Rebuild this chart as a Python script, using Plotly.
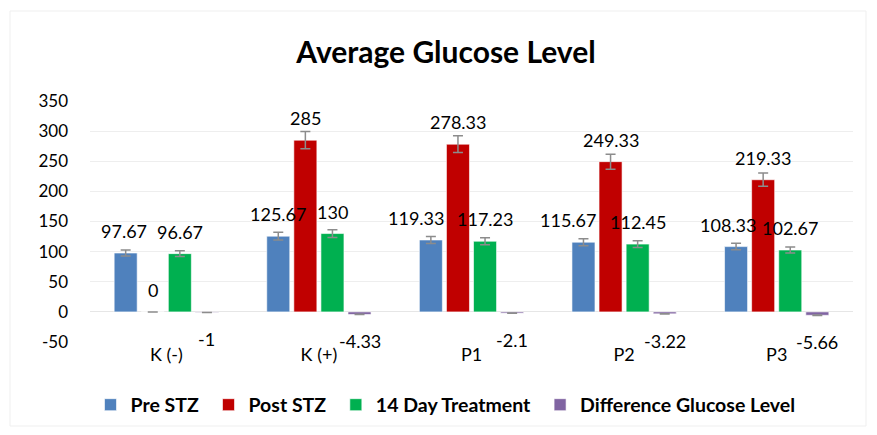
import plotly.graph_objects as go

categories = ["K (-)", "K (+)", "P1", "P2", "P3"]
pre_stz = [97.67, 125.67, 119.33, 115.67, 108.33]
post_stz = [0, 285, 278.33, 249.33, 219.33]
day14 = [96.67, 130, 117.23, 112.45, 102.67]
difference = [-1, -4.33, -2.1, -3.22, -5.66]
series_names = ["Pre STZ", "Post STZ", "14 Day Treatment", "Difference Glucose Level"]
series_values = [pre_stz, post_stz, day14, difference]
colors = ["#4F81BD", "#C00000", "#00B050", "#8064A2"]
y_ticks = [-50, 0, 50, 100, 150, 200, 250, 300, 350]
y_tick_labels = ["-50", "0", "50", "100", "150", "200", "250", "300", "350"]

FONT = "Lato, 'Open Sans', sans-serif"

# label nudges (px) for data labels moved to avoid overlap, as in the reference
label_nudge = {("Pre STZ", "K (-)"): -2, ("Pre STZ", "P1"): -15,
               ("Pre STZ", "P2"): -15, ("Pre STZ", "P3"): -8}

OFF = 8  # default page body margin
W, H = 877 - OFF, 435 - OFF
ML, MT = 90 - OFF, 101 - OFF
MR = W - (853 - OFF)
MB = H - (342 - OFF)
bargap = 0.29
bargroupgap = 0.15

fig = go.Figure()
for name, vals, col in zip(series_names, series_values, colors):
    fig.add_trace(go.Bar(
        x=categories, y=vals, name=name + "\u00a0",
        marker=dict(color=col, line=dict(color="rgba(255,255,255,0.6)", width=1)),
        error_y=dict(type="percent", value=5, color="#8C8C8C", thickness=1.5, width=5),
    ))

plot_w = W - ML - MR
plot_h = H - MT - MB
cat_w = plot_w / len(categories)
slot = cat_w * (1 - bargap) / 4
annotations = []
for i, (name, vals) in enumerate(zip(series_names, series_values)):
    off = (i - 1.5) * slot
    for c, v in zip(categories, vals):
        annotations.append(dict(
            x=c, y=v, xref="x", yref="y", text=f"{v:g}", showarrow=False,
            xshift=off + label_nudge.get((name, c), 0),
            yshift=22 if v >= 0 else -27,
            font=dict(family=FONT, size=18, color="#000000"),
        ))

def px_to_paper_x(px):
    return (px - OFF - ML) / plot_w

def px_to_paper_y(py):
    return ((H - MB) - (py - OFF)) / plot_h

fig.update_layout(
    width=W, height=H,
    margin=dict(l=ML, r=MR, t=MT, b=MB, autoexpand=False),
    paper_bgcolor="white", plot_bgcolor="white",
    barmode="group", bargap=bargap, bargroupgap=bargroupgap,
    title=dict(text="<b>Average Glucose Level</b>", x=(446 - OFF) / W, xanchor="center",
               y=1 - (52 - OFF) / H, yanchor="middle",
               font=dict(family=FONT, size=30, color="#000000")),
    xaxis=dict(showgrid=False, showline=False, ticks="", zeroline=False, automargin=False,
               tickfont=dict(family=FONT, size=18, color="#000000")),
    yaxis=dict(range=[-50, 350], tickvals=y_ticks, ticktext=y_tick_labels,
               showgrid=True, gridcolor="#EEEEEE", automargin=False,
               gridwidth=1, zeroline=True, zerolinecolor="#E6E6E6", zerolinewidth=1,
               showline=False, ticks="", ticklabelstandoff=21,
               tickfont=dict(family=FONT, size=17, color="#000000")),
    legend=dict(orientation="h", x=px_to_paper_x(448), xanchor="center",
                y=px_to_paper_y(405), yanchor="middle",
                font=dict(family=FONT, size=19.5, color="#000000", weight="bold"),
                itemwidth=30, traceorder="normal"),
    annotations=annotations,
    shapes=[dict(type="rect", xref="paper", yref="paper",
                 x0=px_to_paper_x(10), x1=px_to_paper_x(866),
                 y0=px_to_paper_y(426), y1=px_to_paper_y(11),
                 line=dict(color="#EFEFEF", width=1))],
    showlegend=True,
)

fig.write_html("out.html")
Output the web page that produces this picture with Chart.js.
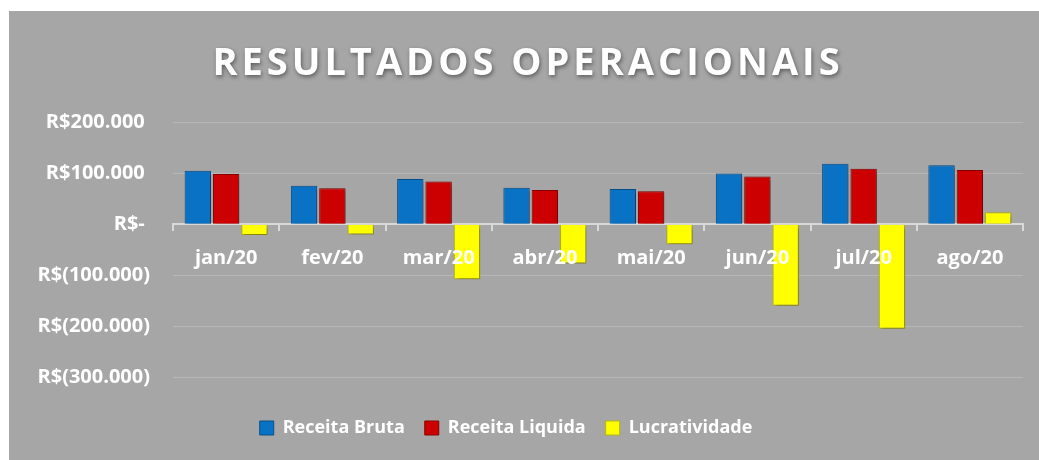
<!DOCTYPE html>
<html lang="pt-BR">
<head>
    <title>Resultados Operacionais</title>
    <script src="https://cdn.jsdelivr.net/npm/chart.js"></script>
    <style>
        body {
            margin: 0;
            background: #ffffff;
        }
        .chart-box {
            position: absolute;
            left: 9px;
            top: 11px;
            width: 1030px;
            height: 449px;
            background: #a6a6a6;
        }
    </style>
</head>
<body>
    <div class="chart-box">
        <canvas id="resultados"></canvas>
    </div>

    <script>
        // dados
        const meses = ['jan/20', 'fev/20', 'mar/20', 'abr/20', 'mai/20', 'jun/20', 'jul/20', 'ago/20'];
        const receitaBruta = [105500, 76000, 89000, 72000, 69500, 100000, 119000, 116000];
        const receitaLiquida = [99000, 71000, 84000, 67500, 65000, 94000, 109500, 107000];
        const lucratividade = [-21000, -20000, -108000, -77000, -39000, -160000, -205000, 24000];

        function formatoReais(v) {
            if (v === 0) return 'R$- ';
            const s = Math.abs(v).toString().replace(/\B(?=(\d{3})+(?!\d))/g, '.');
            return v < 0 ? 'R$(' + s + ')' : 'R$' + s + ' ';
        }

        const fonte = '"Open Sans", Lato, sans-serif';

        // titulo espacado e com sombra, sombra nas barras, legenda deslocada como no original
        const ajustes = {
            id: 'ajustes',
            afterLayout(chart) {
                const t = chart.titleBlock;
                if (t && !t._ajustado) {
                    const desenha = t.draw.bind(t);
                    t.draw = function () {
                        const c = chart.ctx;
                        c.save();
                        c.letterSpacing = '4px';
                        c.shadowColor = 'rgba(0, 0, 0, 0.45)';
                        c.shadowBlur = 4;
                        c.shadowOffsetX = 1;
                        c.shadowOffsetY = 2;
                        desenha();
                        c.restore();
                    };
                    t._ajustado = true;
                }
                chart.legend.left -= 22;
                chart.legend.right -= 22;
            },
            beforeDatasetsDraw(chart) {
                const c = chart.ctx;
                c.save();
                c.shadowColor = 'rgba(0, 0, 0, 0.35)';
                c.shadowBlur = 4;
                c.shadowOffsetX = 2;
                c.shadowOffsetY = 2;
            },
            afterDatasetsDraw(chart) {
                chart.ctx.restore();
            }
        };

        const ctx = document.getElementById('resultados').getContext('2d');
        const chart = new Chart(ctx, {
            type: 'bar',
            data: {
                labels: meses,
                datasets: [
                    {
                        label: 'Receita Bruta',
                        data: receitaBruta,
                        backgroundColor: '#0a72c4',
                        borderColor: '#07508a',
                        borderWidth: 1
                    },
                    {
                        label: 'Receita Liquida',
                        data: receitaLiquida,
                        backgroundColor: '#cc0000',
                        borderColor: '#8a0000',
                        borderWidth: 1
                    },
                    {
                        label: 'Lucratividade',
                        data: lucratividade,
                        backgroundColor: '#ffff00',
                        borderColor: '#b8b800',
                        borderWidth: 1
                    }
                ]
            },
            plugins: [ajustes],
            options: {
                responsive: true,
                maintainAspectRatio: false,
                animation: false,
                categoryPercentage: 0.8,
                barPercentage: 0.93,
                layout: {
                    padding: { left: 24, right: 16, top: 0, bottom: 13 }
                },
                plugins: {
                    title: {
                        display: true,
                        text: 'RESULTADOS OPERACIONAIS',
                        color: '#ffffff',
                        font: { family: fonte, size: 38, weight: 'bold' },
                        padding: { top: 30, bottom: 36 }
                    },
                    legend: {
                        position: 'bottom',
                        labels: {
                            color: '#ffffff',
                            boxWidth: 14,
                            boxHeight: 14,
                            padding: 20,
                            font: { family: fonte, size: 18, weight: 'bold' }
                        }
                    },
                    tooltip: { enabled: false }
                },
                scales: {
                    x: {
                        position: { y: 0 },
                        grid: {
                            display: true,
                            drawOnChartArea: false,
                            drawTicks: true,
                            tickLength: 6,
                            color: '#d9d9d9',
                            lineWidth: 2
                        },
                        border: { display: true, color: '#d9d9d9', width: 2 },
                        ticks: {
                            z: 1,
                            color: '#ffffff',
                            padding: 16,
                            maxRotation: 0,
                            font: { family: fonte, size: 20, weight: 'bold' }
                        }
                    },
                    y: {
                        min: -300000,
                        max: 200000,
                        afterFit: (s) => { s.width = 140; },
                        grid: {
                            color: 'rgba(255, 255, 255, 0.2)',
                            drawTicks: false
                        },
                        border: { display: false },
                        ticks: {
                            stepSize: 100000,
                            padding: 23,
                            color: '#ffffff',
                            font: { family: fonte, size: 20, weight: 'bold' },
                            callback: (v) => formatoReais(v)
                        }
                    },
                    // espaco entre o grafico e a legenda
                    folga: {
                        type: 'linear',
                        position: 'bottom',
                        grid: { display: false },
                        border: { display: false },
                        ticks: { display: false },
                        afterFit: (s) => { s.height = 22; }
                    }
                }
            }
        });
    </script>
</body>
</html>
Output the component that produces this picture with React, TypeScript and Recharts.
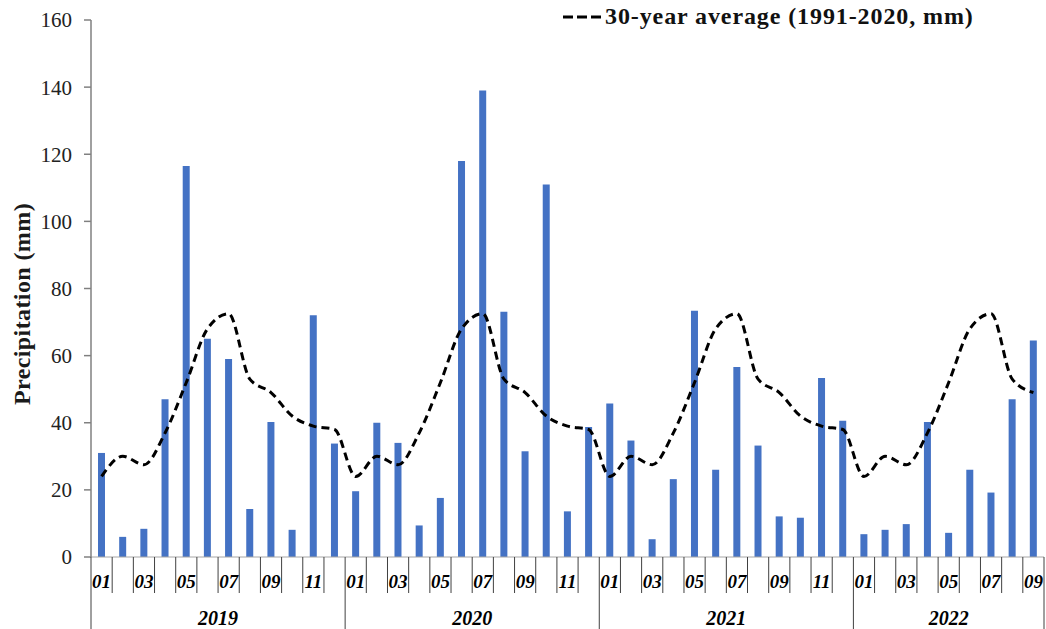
_ _ _
* [Set task]: Return only the lines running from the start of the entries above to the line that contains "bargroupgap = 0.15", inclusive, and omit every picture.

* [Exercise response]:
Rebuild this chart as a Python script, using Plotly.
import plotly.graph_objects as go

categories = ["K (-)", "K (+)", "P1", "P2", "P3"]
pre_stz = [97.67, 125.67, 119.33, 115.67, 108.33]
post_stz = [0, 285, 278.33, 249.33, 219.33]
day14 = [96.67, 130, 117.23, 112.45, 102.67]
difference = [-1, -4.33, -2.1, -3.22, -5.66]
series_names = ["Pre STZ", "Post STZ", "14 Day Treatment", "Difference Glucose Level"]
series_values = [pre_stz, post_stz, day14, difference]
colors = ["#4F81BD", "#C00000", "#00B050", "#8064A2"]
y_ticks = [-50, 0, 50, 100, 150, 200, 250, 300, 350]
y_tick_labels = ["-50", "0", "50", "100", "150", "200", "250", "300", "350"]

FONT = "Lato, 'Open Sans', sans-serif"

# label nudges (px) for data labels moved to avoid overlap, as in the reference
label_nudge = {("Pre STZ", "K (-)"): -2, ("Pre STZ", "P1"): -15,
               ("Pre STZ", "P2"): -15, ("Pre STZ", "P3"): -8}

OFF = 8  # default page body margin
W, H = 877 - OFF, 435 - OFF
ML, MT = 90 - OFF, 101 - OFF
MR = W - (853 - OFF)
MB = H - (342 - OFF)
bargap = 0.29
bargroupgap = 0.15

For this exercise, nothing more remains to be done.